Hats and baskets! The hat hanging above the hooks is the traditional straw hat of Provence. The hanging light is an antique enamel fixture. The hanging wooden board is a current price list from a French grocer circa 1940.  

This gold-leafed mirror is a common find at any good antique show. We loved its elongated form for this small nook. The bantam glass vase hung on the wall is a special one (spotted by my husband).

Antique markets often feature tiny frames (containing vintage photos). While it is charming to keep the old photos for an antique flair, I like to remove them and replace them with tiny prints of our own photographs and artwork.

A vintage gumball machine from the 50's adds a splash of color to our kitchen and I don't think we've ever had a guest who didn't remark on it (their children even more so).

We also love to comb through paintings for sale at an antique show. This one, painted in 1920's features a section of the Côte d'Azur we know well.

The yard is also a lovely place to feature a special find at an antique market.
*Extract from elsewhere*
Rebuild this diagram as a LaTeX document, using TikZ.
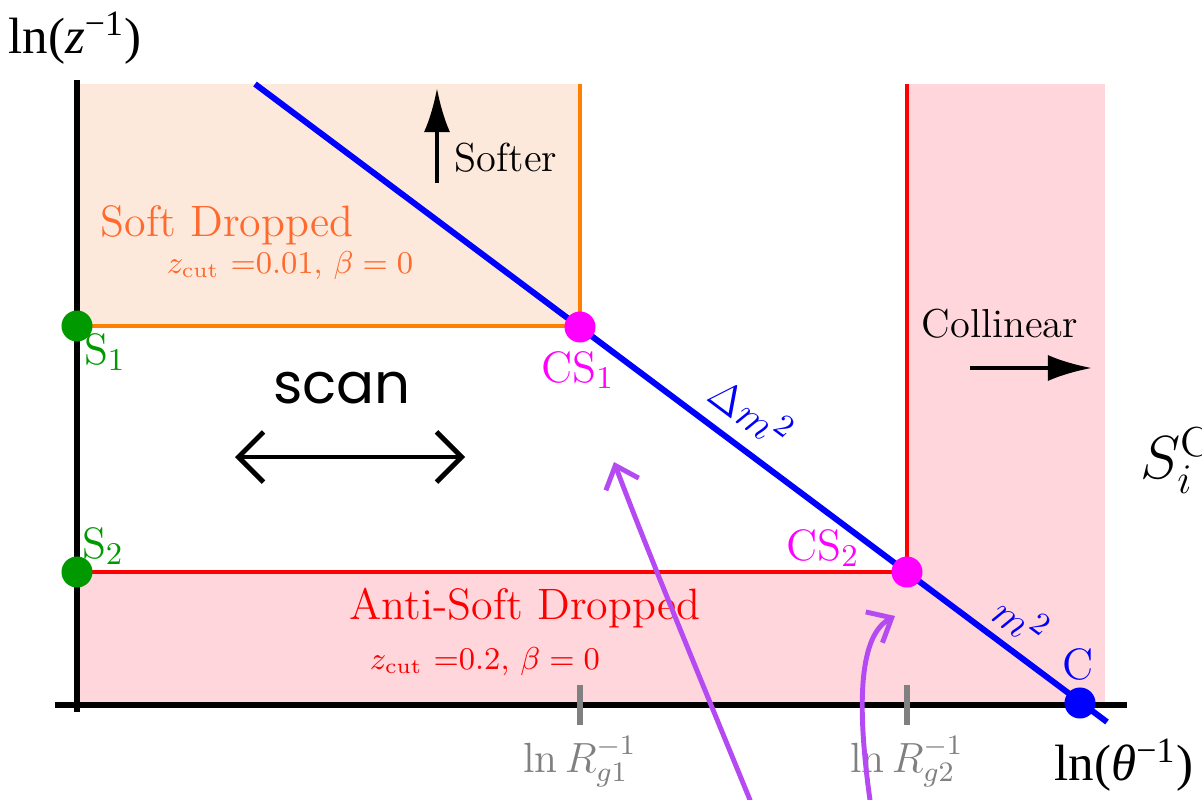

I found this vintage 60's parasol at a brocante in Paris and brought it back home with me on the train. It is one of my favorite pieces. Perfect for the evening apéritif in the warmer months.

3) Pots!

Sizable antique pots add complexity to the front of a house. When we first bought these pots, I dreamt of growing jasmine that would stretch and arch over the doorways that line the ground floor of our house. Today, the jasmine is abundant and mature. From May until July the jasmine blooms and its perfume fills the house as we open the shutters in the morning.

Small pots are a pleasure to keep as well. I've filled many tiny pots with hens and chicks and they thrive outdoors here all year long.

4) The art of the table

When it comes to savoring life, (profiter), the time spent around a table becomes treasured.

In Provence, from May until October, we eat our meals outside, the soft light of the evening fades and the cicadas serenade our dinners. A table teeming with candles is the perfect invitation for guests to linger.

We love to set a table in an unlikely spot on the property and host a dinner party there. Guests feel transported when taken out of a traditional dining room or patio.

The art of carefully setting a table before a meal is the perfect foundation for the act of savoring (profiter). Candles lit, glasses ready for wine, a beautiful tablecloth...and seasonal food.

Tie it all together and it looks like this: bountiful flowers, antique accents, a beautiful table, wine served and a decadent raspberry tart waiting.